Hamlet is without question the most famous play in the English
language. Probably written in 1601 or 1602, the tragedy is a milestone in
Shakespeare's dramatic development; the playwright achieved artistic maturity in
this work through his brilliant depiction of the hero's struggle with two
opposing forces: moral integrity and the need to avenge his father's murder.
Shakespeare's focus on this
conflict was a revolutionary departure from contemporary revenge tragedies,
which tended to graphically dramatize violent acts on stage, in that it
emphasized the hero's dilemma rather than the depiction of bloody deeds. The
dramatist's genius is also evident in his transformation of the play's literary
sources--especially the contemporaneous Ur-Hamlet--into an exceptional
tragedy. The Ur-Hamlet, or "original Hamlet," is a lost play that
scholars believe was written mere decades before Shakespeare's Hamlet,
providing much of the dramatic context for the later tragedy.

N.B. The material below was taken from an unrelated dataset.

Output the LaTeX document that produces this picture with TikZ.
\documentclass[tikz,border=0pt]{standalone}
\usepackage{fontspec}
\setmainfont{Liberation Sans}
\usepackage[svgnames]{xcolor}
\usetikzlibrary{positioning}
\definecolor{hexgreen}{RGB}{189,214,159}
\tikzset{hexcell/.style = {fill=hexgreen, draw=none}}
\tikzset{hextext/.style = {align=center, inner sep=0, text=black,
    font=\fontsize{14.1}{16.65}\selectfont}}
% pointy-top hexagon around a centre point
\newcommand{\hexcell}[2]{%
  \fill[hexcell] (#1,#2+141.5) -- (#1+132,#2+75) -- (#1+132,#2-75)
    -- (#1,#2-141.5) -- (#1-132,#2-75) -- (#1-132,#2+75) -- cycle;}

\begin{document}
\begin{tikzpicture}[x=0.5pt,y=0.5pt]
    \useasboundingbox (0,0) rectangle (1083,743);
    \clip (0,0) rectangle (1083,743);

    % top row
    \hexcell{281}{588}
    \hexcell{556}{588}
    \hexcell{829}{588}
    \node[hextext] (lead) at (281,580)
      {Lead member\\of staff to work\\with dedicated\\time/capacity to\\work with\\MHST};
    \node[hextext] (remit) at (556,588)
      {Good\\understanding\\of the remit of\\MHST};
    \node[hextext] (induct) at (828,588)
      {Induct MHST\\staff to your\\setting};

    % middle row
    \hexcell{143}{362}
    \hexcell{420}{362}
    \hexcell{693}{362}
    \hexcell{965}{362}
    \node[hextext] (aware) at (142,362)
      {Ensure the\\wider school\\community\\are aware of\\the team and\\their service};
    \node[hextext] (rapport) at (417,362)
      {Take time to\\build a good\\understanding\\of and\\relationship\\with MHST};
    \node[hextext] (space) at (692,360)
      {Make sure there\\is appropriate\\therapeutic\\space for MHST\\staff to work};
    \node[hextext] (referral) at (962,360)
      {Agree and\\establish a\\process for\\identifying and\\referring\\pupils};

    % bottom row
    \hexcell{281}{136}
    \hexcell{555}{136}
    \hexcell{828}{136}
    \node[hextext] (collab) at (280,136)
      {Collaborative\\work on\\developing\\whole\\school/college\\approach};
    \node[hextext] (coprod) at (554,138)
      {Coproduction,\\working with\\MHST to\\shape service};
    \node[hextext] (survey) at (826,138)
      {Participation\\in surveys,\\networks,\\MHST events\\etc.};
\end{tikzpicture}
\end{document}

Numerous
sixteenth-century records attest to the existence of the Ur-Hamlet, with
some references linking its composition to Thomas Kyd, the author of The
Spanish Tragedy. Other principal sources available to Shakespeare were Saxo
Grammaticus's Historiae Danicae (circa 1200), which features a popular
legend with a plot similar to Hamlet, and Francois de Belleforest's
Histoires Tragiques, Extraicts des Oeuvres Italiennes de Bandel (7 Vols.;
1559-80), which provides an expanded account of the story recorded in the
Historiae Danicae. From these sources Shakespeare created Hamlet,
a supremely rich and complex literary work that continues to delight both
readers and audiences with its myriad meanings and interpretations.
In the words of Ernest
Johnson, "the dilemma of Hamlet the Prince and Man" is "to disentangle himself
from the temptation to wreak justice for the wrong reasons and in evil passion,
and to do what he must do at last for the pure sake of justice.?From that
dilemma of wrong feelings and right actions, he ultimately emerges, solving the
problem by attaining a proper state of mind." Hamlet endures as the object of
universal identification because his central moral dilemma transcends the
Elizabethan period, making him a man for all ages. In his difficult struggle to
somehow act within a corrupt world and yet maintain his moral integrity, Hamlet
ultimately reflects the fate of all human beings.